With linebackers Nakobe Dean and Zach Cunningham laboring in pass coverage, third-year linebacker Christian Elliss subbed in for an extended look, while Cunningham watched from the sideline.
When Dean exited the game with a foot injury late in the game’s final frame — he was later seen sporting a walking boot on his right foot — Edmunds, a safety by trade, saw some looks as a dime linebacker.
Ugly, sloppy, and turbulent as the defense’s back end might have performed, however, Desai’s overall group surrendered just 20 points in victory.
Sure, personnel tinkering is to be expected – especially on a short week against a Vikings team that just rolled up 369 scrimmage yards against the Tampa Bay Buccaneers – but the resounding message amid the turmoil was that of a unified front.

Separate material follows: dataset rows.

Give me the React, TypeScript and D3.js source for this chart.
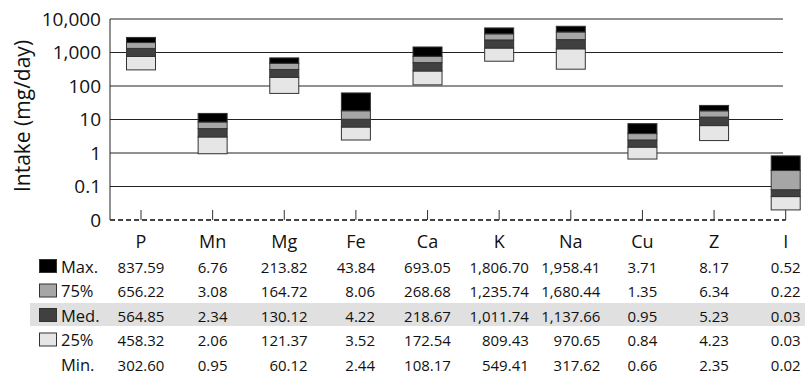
import React from 'react'
import * as d3 from 'd3'

const categories = ['P', 'Mn', 'Mg', 'Fe', 'Ca', 'K', 'Na', 'Cu', 'Z', 'I']
const maxVals = [837.59, 6.76, 213.82, 43.84, 693.05, 1806.7, 1958.41, 3.71, 8.17, 0.52]
const q75Vals = [656.22, 3.08, 164.72, 8.06, 268.68, 1235.74, 1680.44, 1.35, 6.34, 0.22]
const medVals = [564.85, 2.34, 130.12, 4.22, 218.67, 1011.74, 1137.66, 0.95, 5.23, 0.03]
const q25Vals = [458.32, 2.06, 121.37, 3.52, 172.54, 809.43, 970.65, 0.84, 4.23, 0.03]
const minVals = [302.6, 0.95, 60.12, 2.44, 108.17, 549.41, 317.62, 0.66, 2.35, 0.02]

const yTicks = [0.01, 0.1, 1, 10, 100, 1000, 10000]
const yTickLabels = ['0', '0.1', '1', '10', '100', '1,000', '10,000']

// table rows, top to bottom
const rowNames = ['Max.', '75%', 'Med.', '25%', 'Min.']
const rowValues = [maxVals, q75Vals, medVals, q25Vals, minVals]
const rowColors = ['#000000', '#a6a6a6', '#404040', '#e6e6e6', null]

const FONT = "'Open Sans', 'Noto Sans', sans-serif"

const fmt = (v: number) =>
	v.toLocaleString('en-US', {minimumFractionDigits: 2, maximumFractionDigits: 2})

let ctx: CanvasRenderingContext2D | null = null
function textWidth(s: string, size: number) {
	if (!ctx) ctx = document.createElement('canvas').getContext('2d')
	if (!ctx) return s.length * size * 0.55
	ctx.font = `${size}px ${FONT}`
	return ctx.measureText(s).width
}

export default function App() {
	const width = 805
	const height = 377
	const plotLeft = 110
	const gridRight = 783

	const x = d3.scalePoint<string>().domain(categories).range([141, 785.7])
	const y = d3.scaleLog().domain([0.01, 10000]).range([220, 19])
	const barW = 29

	// stacked: min (hidden) then 25%, med, 75%, max
	const table = categories.map((c, i) => ({
		cat: c,
		min: minVals[i], q25: q25Vals[i], med: medVals[i], q75: q75Vals[i], max: maxVals[i],
	}))
	const keys = ['min', 'q25', 'med', 'q75', 'max']
	const fills: Record<string, string> = {q25: '#e6e6e6', med: '#404040', q75: '#a6a6a6', max: '#000000'}
	const series = d3.stack<any>().keys(keys)(table)

	const rowY = (r: number) => 272.5 + r * 24.5
	const numSize = 15

	return (
		<svg width={width} height={height} style={{position: 'absolute', left: 0, top: 0}} fontFamily={FONT}>
			<rect width={width} height={height} fill="#fff" />

			{/* gridlines */}
			{yTicks.slice(1).map(t => (
				<line key={t} x1={plotLeft} x2={gridRight} y1={y(t)} y2={y(t)} stroke="#222" strokeWidth={1} />
			))}
			<line x1={plotLeft} x2={plotLeft} y1={y(10000)} y2={y(0.01)} stroke="#222" strokeWidth={1} />

			{/* bars */}
			{series.filter(s => s.key !== 'min').map(s => (
				<g key={s.key}>
					{s.map((d, i) => (
						<rect
							key={i}
							x={x(categories[i])! - barW / 2}
							y={y(d[1])}
							width={barW}
							height={y(d[0]) - y(d[1])}
							fill={fills[s.key]}
							stroke="#333"
							strokeWidth={1}
						/>
					))}
				</g>
			))}

			{/* bottom axis */}
			<line x1={plotLeft} x2={x('I')} y1={y(0.01)} y2={y(0.01)} stroke="#444" strokeWidth={2} strokeDasharray="5,3" />
			{categories.map(c => (
				<line key={c} x1={x(c)} x2={x(c)} y1={y(0.01) - 10} y2={y(0.01)} stroke="#333" strokeWidth={1} />
			))}

			{/* y tick labels */}
			{yTicks.map((t, i) => (
				<text key={t} x={101} y={y(t)} dy="0.35em" textAnchor="end" fontSize={19} fill="#111">
					{yTickLabels[i]}
				</text>
			))}
			<text transform={`translate(30,116) rotate(-90)`} textAnchor="middle" fontSize={21} fill="#111">
				Intake (mg/day)
			</text>

			{/* category labels */}
			{categories.map(c => (
				<text key={c} x={x(c)} y={248} textAnchor="middle" fontSize={18} fill="#111">{c}</text>
			))}

			{/* data table */}
			<rect x={30} y={303} width={775} height={23} fill="#e0e0e0" />
			{rowNames.map((name, r) => (
				<g key={name}>
					{rowColors[r] && (
						<rect x={39.5} y={rowY(r) - 13} width={17} height={13} fill={rowColors[r]!} stroke="#333" strokeWidth={1} />
					)}
					<text x={61} y={rowY(r)} fontSize={16.5} fill="#111">{name}</text>
				</g>
			))}
			{categories.map((c, i) => {
				const col = rowValues.map(v => fmt(v[i]))
				const maxW = d3.max(col, s => textWidth(s, numSize))!
				const right = x(c)! + maxW / 2
				return (
					<g key={c}>
						{col.map((s, r) => (
							<text key={r} x={right} y={rowY(r)} textAnchor="end" fontSize={numSize} fill="#111">{s}</text>
						))}
					</g>
				)
			})}
		</svg>
	)
}
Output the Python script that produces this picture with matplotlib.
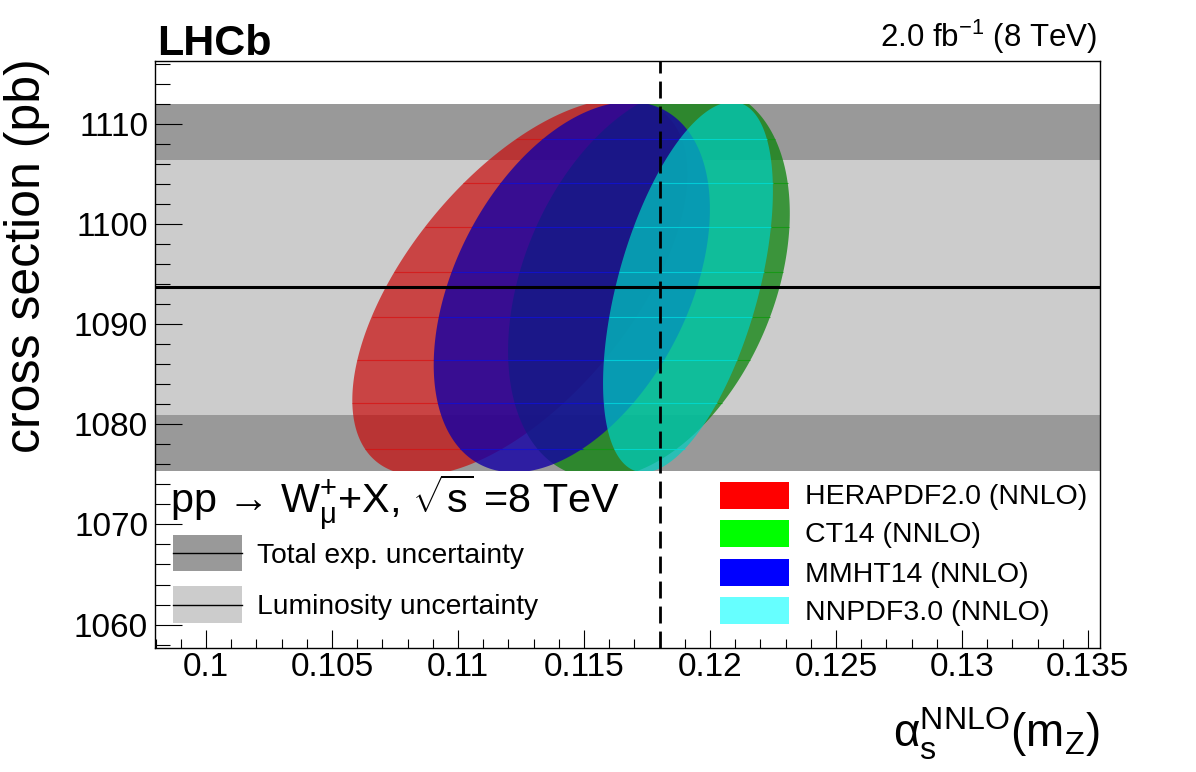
import numpy as np
import matplotlib
matplotlib.use('Agg')
import matplotlib.pyplot as plt
from matplotlib.patches import Polygon, Rectangle
from matplotlib.ticker import MultipleLocator

# ---------------- data ----------------
pdf_names = ['HERAPDF2.0 (NNLO)', 'CT14 (NNLO)', 'MMHT14 (NNLO)', 'NNPDF3.0 (NNLO)']
ell_alpha = [0.11246, 0.11758, 0.11452, 0.11913]      # centre alpha_s
ell_xsec = [1093.7, 1094.2, 1093.7, 1093.7]           # centre cross section (pb)
ell_alpha_err = [0.00665, 0.00559, 0.00548, 0.00337]  # half width in alpha_s
ell_xsec_err = [18.8, 19.6, 18.5, 18.5]               # half height in pb
ell_rho = [0.60, 0.35, 0.42, 0.52]                    # correlation

meas_xsec = 1093.67
tot_unc = 18.31
lumi_unc = 12.72
alpha_ref = 0.118
mesh_levels = [1077.58, 1082.08, 1086.39, 1090.73, 1095.22, 1099.72, 1104.05, 1108.45]

xticks = [0.100, 0.105, 0.110, 0.115, 0.120, 0.125, 0.130, 0.135]
xtick_labels = ['0.1', '0.105', '0.11', '0.115', '0.12', '0.125', '0.13', '0.135']
yticks = [1060, 1070, 1080, 1090, 1100, 1110]
ytick_labels = ['1060', '1070', '1080', '1090', '1100', '1110']
band_labels = ['Total exp. uncertainty', 'Luminosity uncertainty']

# ---------------- style ----------------
fill_colors = ['#c80a0a', '#0a820a', '#1400a5', '#00cdc0']
fill_alpha = [0.70, 0.75, 0.80, 0.72]
mesh_colors = ['#d81010', '#0c9a0c', '#1010d8', '#00e0e0']
legend_colors = ['#ff0000', '#00ff00', '#0000ff', '#66ffff']
dark_grey = '#999999'
light_grey = '#cccccc'

plt.rcParams['font.family'] = ['Liberation Sans', 'DejaVu Sans']
plt.rcParams['mathtext.fontset'] = 'custom'
plt.rcParams['mathtext.rm'] = 'Liberation Sans'
plt.rcParams['mathtext.it'] = 'Liberation Sans:italic'
plt.rcParams['mathtext.bf'] = 'Liberation Sans:bold'
plt.rcParams['mathtext.sf'] = 'Liberation Sans'

W, H = 1196, 772
fig = plt.figure(figsize=(W / 100, H / 100), dpi=100)


def fx(px):
    return px / W


def fy(py):
    return 1 - py / H


ax = fig.add_axes([fx(155), fy(648), (1100 - 155) / W, (648 - 61) / H])
ax.set_xlim(0.09798, 0.13548)
ax.set_ylim(1057.66, 1116.28)

# bands
ax.axhspan(meas_xsec - tot_unc, meas_xsec + tot_unc, color=dark_grey, lw=0, zorder=0)
ax.axhspan(meas_xsec - lumi_unc, meas_xsec + lumi_unc, color=light_grey, lw=0, zorder=0.5)

band_lo = meas_xsec - tot_unc
band_hi = meas_xsec + tot_unc
xl = ax.get_xlim()

t = np.linspace(0, 2 * np.pi, 600)
for i in range(len(pdf_names)):
    cx, cy = ell_alpha[i], ell_xsec[i]
    sx, sy, r = ell_alpha_err[i], ell_xsec_err[i], ell_rho[i]
    xs = cx + sx * np.cos(t)
    ys = cy + sy * (r * np.cos(t) + np.sqrt(1 - r * r) * np.sin(t))
    poly = Polygon(np.column_stack([xs, ys]), closed=True, facecolor=fill_colors[i],
                   alpha=fill_alpha[i], edgecolor='none', zorder=2 + i * 0.1)
    ax.add_patch(poly)
    clip = Rectangle((xl[0], band_lo), xl[1] - xl[0], band_hi - band_lo,
                     transform=ax.transData)
    poly.set_clip_path(clip)
    for lev in mesh_levels:
        u = (lev - cy) / sy
        if abs(u) < 1:
            w = np.sqrt(1 - r * r) * np.sqrt(1 - u * u)
            x1 = cx + sx * (r * u - w)
            x2 = cx + sx * (r * u + w)
            ax.plot([x1, x2], [lev, lev], color=mesh_colors[i], lw=0.8,
                    alpha=fill_alpha[i], zorder=2.05 + i * 0.1,
                    solid_capstyle='butt')

# measurement line and reference alpha_s
ax.axhline(meas_xsec, color='black', lw=2.2, zorder=5)
ax.axvline(alpha_ref, color='black', lw=2.0, linestyle=(0, (6.1, 2.9)), zorder=6)

# ticks
ax.set_xticks(xticks)
ax.set_xticklabels(xtick_labels)
ax.set_yticks(yticks)
ax.set_yticklabels(ytick_labels)
ax.xaxis.set_minor_locator(MultipleLocator(0.001))
ax.yaxis.set_minor_locator(MultipleLocator(2))
ax.tick_params(which='both', direction='in', top=False, right=False, width=0.8,
               labelsize=24)
ax.tick_params(axis='y', which='major', length=19.4, pad=5)
ax.tick_params(axis='y', which='minor', length=10.8)
ax.tick_params(axis='x', which='major', length=13, pad=3)
ax.tick_params(axis='x', which='minor', length=6.5)
for s in ax.spines.values():
    s.set_linewidth(1.0)

# axis titles
fig.text(fx(27), fy(256), 'cross section (pb)', rotation=90, ha='center', va='center',
         fontsize=36)
fig.text(fx(1100), fy(748),
         r'$\mathrm{\alpha}_{\mathrm{s}}^{\mathrm{NNLO}}\mathrm{(m}_{\mathrm{Z}}\mathrm{)}$',
         ha='right', va='baseline', fontsize=33)

# header texts
fig.text(fx(157), fy(55), 'LHCb', fontsize=31, fontweight='bold', ha='left', va='baseline')
fig.text(fx(1097), fy(47), r'2.0 fb$^{-1}$ (8 TeV)', fontsize=22.5, ha='right',
         va='baseline')
fig.text(fx(170), fy(513),
         'pp \u2192 W$_{\\mathrm{\\mu}}^{+}$+X, $\\sqrt{\\mathrm{s}}$ =8 TeV',
         fontsize=29.8, ha='left', va='baseline')

# left legend (bands)
band_cols = [dark_grey, light_grey]
band_box_y = [(535, 571), (586, 623)]
for lab, col, (y0, y1) in zip(band_labels, band_cols, band_box_y):
    fig.add_artist(Rectangle((fx(173), fy(y1)), (242 - 173) / W, (y1 - y0) / H,
                             transform=fig.transFigure, facecolor=col, edgecolor='none'))
    ym = (y0 + y1) / 2
    fig.add_artist(plt.Line2D([fx(173), fx(242)], [fy(ym), fy(ym)], color='black', lw=1.0,
                              transform=fig.transFigure))
    fig.text(fx(257), fy(ym + 10), lab, fontsize=20.3, ha='left', va='baseline')

# right legend (PDF sets)
pdf_box_y = [(482, 509), (520, 547), (559, 586), (597, 624)]
for lab, col, (y0, y1) in zip(pdf_names, legend_colors, pdf_box_y):
    fig.add_artist(Rectangle((fx(720), fy(y1)), (789 - 720) / W, (y1 - y0) / H,
                             transform=fig.transFigure, facecolor=col, edgecolor='none'))
    ym = (y0 + y1) / 2
    fig.text(fx(805), fy(ym + 9), lab, fontsize=20.5, ha='left', va='baseline')

fig.savefig('out.png', dpi=100)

“We need to go out there and fix our mistakes,” said cornerback Darius Slay, who returned an interception 70 yards for a touchdown, one of two early takeaways from the Eagles’ defense.
“Overall, we got the win and that’s what it’s all about. But as a leader on this defense I know we need to go out and execute better cause we’re better than that. I have to give props to that team, they came out and made adjustments. We’re better than that and we got to go and make a better tape.”